1977年,李乃文出生在寧夏,母親是話劇演員。
五歲時,他就被帶上了舞臺,演一個連臺詞都沒有的小角色。
燈光打在他臉上,臺下觀眾的笑聲和掌聲像潮水一樣湧來,他懵懂地站在那兒,卻隱約覺得,這裡才是他的世界。

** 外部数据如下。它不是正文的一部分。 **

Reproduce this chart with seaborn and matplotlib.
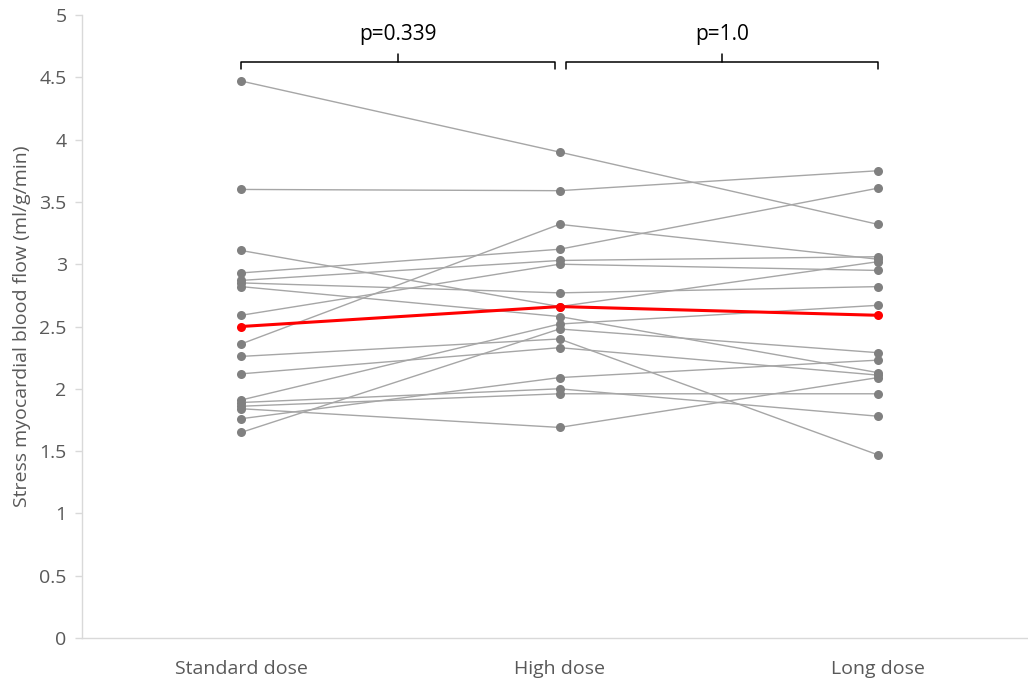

母親在後臺化妝,他在側幕條邊上看戲,那些演員的一舉一動,像種子一樣埋進他心裡。
多年後他回憶說:“那時候不懂表演,但就是覺得,站在臺上的人,特別有光。”
命運的玩笑總是不期而至。報考中央戲劇學院時,他在三試失利,最終只能以自費生的身份入學。
學費比公費生貴不少,家裡咬牙供他,而他只能更拼命。
同學裡不乏天賦異稟的,他卻像塊石頭,一遍遍打磨自己。
排戲時,別人練三遍,他練十遍;臺詞記不住,就抄在小紙條上,走路吃飯都在背。
有人說他軸,他卻說:“演戲這事兒,沒有捷徑,笨人就得用笨辦法。”
畢業後,現實給了他當頭一棒。沒有資源,沒有人脈,他只能從最底層的龍套做起。
話劇舞臺上,他演過只有一句詞的郵差,也演過連正臉都沒有的路人甲。
但他從不敷衍,哪怕角色再小,他也要琢磨透這個人的前因後果。
有一次,導演臨時讓他演一個醉漢,他二話不說,灌了自己半瓶二鍋頭,上臺時腳步虛浮,眼神渙散,活脫脫一個真醉鬼。
導演後來才知道,他不是在演,他是真喝了。
2007年,《集結號》讓他第一次被觀眾記住。
他演爆破手呂寬溝,戲份不多,但每一場都紮實。
有一場戲,他在戰壕裡點菸,手抖得厲害,火柴劃了三次才著。這個細節是他自己加的——
“人在那種環境下,怎麼可能穩穩當當?”
電影上映後,觀眾記住了這個“手抖的爆破手”,而業內人則看到了一個演員的細膩。
此後,他的戲路越來越寬。
《大秦賦》裡的李斯,陰鷙深沉,一個眼神就能讓人脊背發涼;
《懸崖之上》的日偽特務,笑裡藏刀,連呼吸都帶著算計。
他從不把自己框在某一類角色裡,農民、官僚、特務、書生,他都能演,而且演誰像誰。
有人問他秘訣,他笑了笑:“演員不是演自己,是演別人。你得先忘了李乃文是誰。”
感情上,他卻像個慢半拍的人。
和顏丙燕拍《愛情的牙齒》時,戲裡深情,戲外卻止步於好友。
媒體捕風捉影,他卻從不解釋。
直到48歲,他才在某個藝術展上遇見後來的妻子。朋友調侃他“開竅太晚”,他卻說:“感情不是戲,沒法NG重來,所以得等那個對的人。”
婚後,他依然低調,很少在公眾場合談論家庭,但偶爾被拍到和妻子同行,他眼裡的笑意藏不住。
在這個追求速成的時代,李乃文像個異類。
他不炒作,不混圈子,甚至很少上綜藝。
二十多年來,他演了上百個角色,有的讓人過目不忘,有的只是匆匆一瞥,但他從不敷衍。
他說:“演員這行,最怕的不是沒機會,而是有機會時,你接不住。”
如今的他,依然在劇組和劇場之間奔波。
有年輕演員問他:“怎麼才能演好戲?”他想了想,說:“先學會做個真實的人。”
這句話,或許就是他半生的答案。
燈光之下,他依然笨拙,依然純粹。